As students progress through high school, they often get bored of the typical classroom environment that they have been in since kindergarten.   No matter how good of a student you are or how much you care about learning, continuous lectures can get boring.

Once you add in the heat of the afternoon, the staleness of sixth period, and the stress of a long night of studying ahead of you, the eyes start to droop, and next thing you know, everyone is laughing at you.

The world of education has changed drastically since the days of one-room schoolhouses and Webster’s readers.  Today, there is a whole field dedicated to improving education in order to better prepare students to excel in their futures. In order to accomplish this goal, educators are striving to combine innovative techniques with fun and engaging activities.

In 2007, two teachers from a Colorado high school discovered a quick and easy way to record their PowerPoints for a student who was on an extended leave.

When their peers began to use these lectures as study guides and previews for difficult topics, they decided to spread their idea to colleagues. This method evolved into these teachers putting all of their lectures on the internet, and reserving classroom time for discussion. This way of teaching became known as the flipped classroom model.
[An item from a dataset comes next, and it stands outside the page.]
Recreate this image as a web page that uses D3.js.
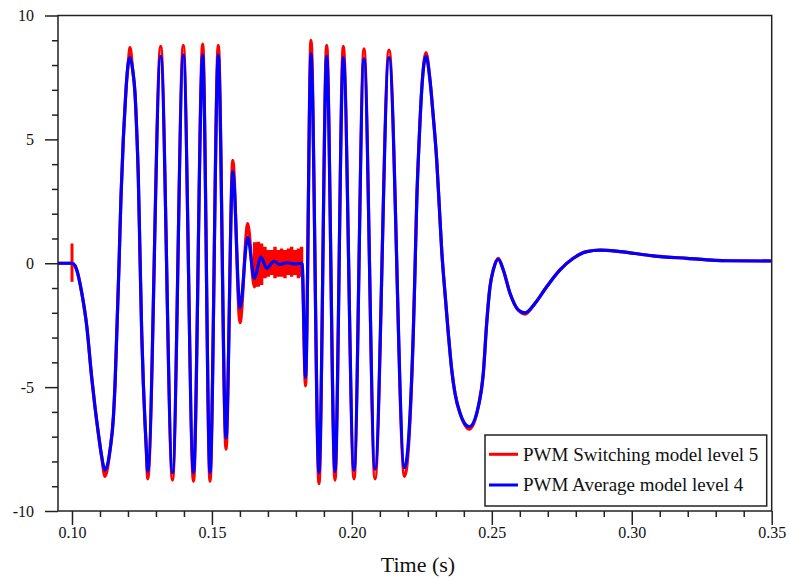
<!DOCTYPE html>
<html><head><meta charset="utf-8">
<script src="https://cdn.jsdelivr.net/npm/d3@7/dist/d3.min.js"></script>
<style>
body{margin:0;background:#fff;}
text{font-family:"Liberation Serif","Times New Roman",Times,serif;fill:#111;}
</style>
</head><body>
<svg id="chart" width="789" height="579"></svg>
<script>
// ---- data (time in s, value) ----
const blueT = [0.0950,0.1000,0.1011,0.1017,0.1035,0.1053,0.1070,0.1082,0.1094,0.1106,0.1118,
  0.1136,0.1148,0.1154,0.1160,0.11679,0.11751,0.11833,0.11894,0.11954,0.12012,0.12072,
  0.12169,0.12251,0.12312,0.12369,0.12430,0.12491,0.12548,0.12609,0.12655,0.12705,
  0.13169,0.13591,0.13977,0.14341,0.14670,0.14931,0.15227,0.15502,0.15745,0.16003,0.16278,
  0.16514,0.16753,0.16957,0.17217,0.17432,0.17682,0.17968,0.18218,
  0.18343,0.18539,0.18825,0.19100,0.19397,0.19693,0.20076,0.20433,0.20826,0.21326,0.21880,
  0.22194,0.22255,0.22316,0.22409,0.22495,0.22648,
  0.22791,0.22909,0.23031,0.23124,0.23209,0.23327,0.23445,0.23567,0.23684,0.23863,0.24195,
  0.24517,0.24696,0.24817,0.24935,0.25053,0.25232,0.25410,0.25650,0.25946,0.26186,
  0.26543,0.26961,0.27436,0.27911,0.28390,0.28865,0.29580,0.30759,0.31974,0.33403,0.3500];
const blueV = [0,0,-0.1,-0.27,-1.2,-2.56,-4.57,-5.79,-6.85,-7.8,-8.35,
  -7.53,-6.2,-4.83,-2.82,-0.1,2.7,5.0,6.3,7.4,8.1,8.3,
  7.8,6.87,5.37,3.49,0.3,-2.82,-4.83,-6.45,-7.5,-8.4,
  8.35,-8.45,8.4,-8.45,8.4,-8.45,8.4,-7.05,3.7,-1.8,1.05,
  -0.6,0.25,-0.2,0.08,-0.05,0.02,-0.03,0.0,
  -4.6,8.45,-8.45,8.35,-8.4,8.3,-8.35,8.25,-8.3,8.3,-8.25,
  -2.83,-0.3,2.42,5.1,7.0,8.35,
  7.39,5.91,4.16,2.28,0.53,-1.21,-2.83,-4.3,-5.25,-6.05,-6.6,
  -5.79,-4.44,-2.42,-0.95,-0.27,0.16,-0.27,-1.21,-1.89,-2.0,
  -1.62,-0.95,-0.27,0.2,0.47,0.53,0.47,0.3,0.2,0.1,0.09];

const redT = [0.0950,0.0999,0.1011,0.1017,0.1035,0.1053,0.1070,0.1082,0.1094,0.1106,0.1118,
  0.1136,0.1148,0.1154,0.1160,0.11679,0.11751,0.11833,0.11894,0.11954,0.12012,0.12072,
  0.12169,0.12251,0.12312,0.12369,0.12430,0.12491,0.12548,0.12609,0.12655,0.12705,
  0.13169,0.13591,0.13977,0.14341,0.14670,0.14931,0.15227,0.15502,0.15745,0.16003,0.16278,
  0.16514,0.16753,0.16957,0.17217,0.17432,0.17682,0.17968,0.18218,
  0.18343,0.18539,0.18825,0.19100,0.19397,0.19693,0.20076,0.20433,0.20826,0.21326,0.21880,
  0.22194,0.22255,0.22316,0.22409,0.22495,0.22648,
  0.22791,0.22909,0.23031,0.23124,0.23209,0.23327,0.23445,0.23567,0.23684,0.23863,0.24195,
  0.24517,0.24696,0.24817,0.24935,0.25053,0.25232,0.25410,0.25650,0.25946,0.26186,
  0.26543,0.26961,0.27436,0.27911,0.28390,0.28865,0.29580,0.30759,0.31974,0.33403,0.3500];
const redV = [0,0,-0.1,-0.27,-1.2,-2.56,-4.57,-5.79,-6.85,-7.8,-8.6,
  -7.53,-6.2,-4.83,-2.82,-0.1,2.7,5.0,6.3,7.4,8.1,8.7,
  7.8,6.87,5.37,3.49,0.3,-2.82,-4.83,-6.45,-7.5,-8.7,
  8.75,-8.75,8.8,-8.8,8.85,-8.8,8.8,-7.5,4.15,-2.4,1.6,
  -0.95,0.25,-0.2,0.08,-0.05,0.02,-0.03,0.0,
  -4.95,9.0,-8.9,8.8,-8.75,8.75,-8.7,8.65,-8.7,8.6,-8.6,
  -2.83,-0.3,2.42,5.1,7.0,8.5,
  7.39,5.91,4.16,2.28,0.53,-1.21,-2.83,-4.3,-5.25,-6.05,-6.7,
  -5.79,-4.44,-2.42,-0.95,-0.27,0.2,-0.27,-1.21,-1.89,-2.05,
  -1.62,-0.95,-0.27,0.2,0.47,0.53,0.47,0.3,0.2,0.1,0.09];

// switching spike at t = 0.100
const spikeT = [0.1000];
const spikeHi = [0.8];
const spikeLo = [-0.75];

// switching ripple band (red) envelope
const noiseT  = [0.16467,0.16599,0.16717,0.16835,0.16957,0.17074,0.17192,0.17314,0.17432,0.17550,0.17671,0.17789,0.17907,0.18029,0.18146,0.18264];
const noiseHi = [0.85,0.87,0.80,0.67,0.53,0.53,0.67,0.53,0.60,0.53,0.60,0.67,0.53,0.60,0.67,0.60];
const noiseLo = [-0.95,-0.95,-0.88,-0.61,-0.54,-0.47,-0.61,-0.54,-0.54,-0.61,-0.47,-0.54,-0.47,-0.61,-0.54,-0.54];

const xMajor = [0.10,0.15,0.20,0.25,0.30,0.35];
const xMajorLabels = ["0.10","0.15","0.20","0.25","0.30","0.35"];
const yMajor = [-10,-5,0,5,10];
const yMajorLabels = ["-10","-5","0","5","10"];
const xLabel = "Time (s)";
const legendLabels = ["PWM Switching model level 5","PWM Average model level 4"];
const seriesColors = ["#ff0000","#0000ff"];

// ---- layout ----
const L = 58, R = 771.7, T = 15.5, B = 511;
const svg = d3.select("#chart");
const x = d3.scaleLinear().domain([0.095, 0.35]).range([L, R]);
const y = d3.scaleLinear().domain([-10, 10]).range([B, T]);

svg.append("defs").append("clipPath").attr("id","clip")
  .append("rect").attr("x",L).attr("y",T).attr("width",R-L).attr("height",B-T);

const plot = svg.append("g").attr("clip-path","url(#clip)");

const line = d3.line().x(d=>x(d[0])).y(d=>y(d[1])).curve(d3.curveMonotoneX);

const redData = redT.map((t,i)=>[t, redV[i]]);
const blueData = blueT.map((t,i)=>[t, blueV[i]]);

plot.append("path").datum(redData).attr("d", line)
  .attr("fill","none").attr("stroke",seriesColors[0]).attr("stroke-width",3.2).attr("stroke-linejoin","round");

const band = d3.area().x(d=>x(d[0])).y0(d=>y(d[2])).y1(d=>y(d[1])).curve(d3.curveStepAfter);
plot.append("path").datum(noiseT.map((t,i)=>[t, noiseHi[i], noiseLo[i]]))
  .attr("d", band).attr("fill",seriesColors[0]);

plot.selectAll("line.spike").data(spikeT).join("line").attr("class","spike")
  .attr("x1",d=>x(d)).attr("x2",d=>x(d))
  .attr("y1",(d,i)=>y(spikeHi[i])).attr("y2",(d,i)=>y(spikeLo[i]))
  .attr("stroke",seriesColors[0]).attr("stroke-width",3);

plot.append("path").datum(blueData).attr("d", line)
  .attr("fill","none").attr("stroke",seriesColors[1]).attr("stroke-width",3.2).attr("stroke-linejoin","round");

// ---- axes ----
const axisColor = "#222";
const yMinor = d3.range(-10, 11, 1).filter(v => !yMajor.includes(v));
const xMinor = d3.range(10, 36, 1).map(v=>v/100).filter(v => !xMajor.some(m=>Math.abs(m-v)<1e-9));

const gy = svg.append("g").attr("transform",`translate(${L},0)`)
  .call(d3.axisLeft(y).tickValues(yMajor).tickSize(13).tickPadding(11)
    .tickFormat((d,i)=>yMajorLabels[i]));
const gyMinor = svg.append("g").attr("transform",`translate(${L},0)`)
  .call(d3.axisLeft(y).tickValues(yMinor).tickSize(6).tickFormat(""));
const gx = svg.append("g").attr("transform",`translate(0,${B})`)
  .call(d3.axisBottom(x).tickValues(xMajor).tickSize(14).tickPadding(2)
    .tickFormat((d,i)=>xMajorLabels[i]));
const gxMinor = svg.append("g").attr("transform",`translate(0,${B})`)
  .call(d3.axisBottom(x).tickValues(xMinor).tickSize(6).tickFormat(""));

[gy,gyMinor,gx,gxMinor].forEach(g=>{
  g.select(".domain").remove();
  g.selectAll(".tick line").attr("stroke",axisColor).attr("stroke-width",1.5);
  g.selectAll("text").attr("font-size",16).attr("fill","#111")
    .attr("font-family",'"Liberation Serif","Times New Roman",serif');
});

// frame
svg.append("rect").attr("x",L).attr("y",T).attr("width",R-L).attr("height",B-T)
  .attr("fill","none").attr("stroke",axisColor).attr("stroke-width",1.5);

svg.append("text").attr("x",418).attr("y",572).attr("text-anchor","middle")
  .attr("font-size",22).text(xLabel);

// ---- legend ----
const lg = svg.append("g");
lg.append("rect").attr("x",485).attr("y",435).attr("width",281.7).attr("height",71)
  .attr("fill","#fff").attr("stroke",axisColor).attr("stroke-width",1.5);
const rows = [454.3, 485];
const base = [460.7, 491];
legendLabels.forEach((lab,i)=>{
  lg.append("line").attr("x1",489).attr("x2",518).attr("y1",rows[i]).attr("y2",rows[i])
    .attr("stroke",seriesColors[i]).attr("stroke-width",3);
  lg.append("text").attr("x",523).attr("y",base[i]).attr("font-size",19).text(lab);
});
</script>
</body></html>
Students are much more likely to stay focused in class during an interesting discussion. Using aspects of the flipped classroom model at Schreiber would revitalize the learning process, and help students get the most out of their education.

“Sometimes you have those moments in class where you kind of doze off or are too engrossed in creating beautiful art in the margins of your notebook, and everything that’s being taught in the front of the class goes in through one ear and out the other,” said senior Annie Kim.  “At this point, you’re pretty much just mindlessly copying what is on the front board, and the learning process is at a temporary hold. So when you get home and are trying to study for a test that night, you look at your notes and it’s like you’re trying to decipher some ancient runes.”

In order to ensure that students are able to maximize their educational experience, it is important for them to have access to reliable resources outside of the classroom. A partial adaption of these teaching methods to Schrieber classes, could provide the excitement needed to engage students of all ages.

“Given the availability of technology and the tremendous accessibility of academic information on the web I believe there are opportunities for classes to experiment with a flipped format,” said  Principal Mr. Ira Pernick.

These opportunities become increasingly more available with new websites such as the Khan academy: a hit website for online lectures, or teacher recorded apps and lectures.

“I go to Khan Academy and get a brief overview of what I missed during class, and it makes a lot more sense than it did before,” said Kim.

Because the materials have already been covered at home, teachers do not feel pressure to rush through material during class time. Thus, they can focus on making sure that student’s fully understand the subject.

Schreiber students, for the most part, enjoy learning as much as they enjoy freedom.

As students take charge of their educational paths in preparation for college and future employment, the ability to go at their own pace could be the boost of motivation that they need.  They can prep well in-advance and come to class knowing that their teachers will be able to thoroughly go over the material, until they truly understand it.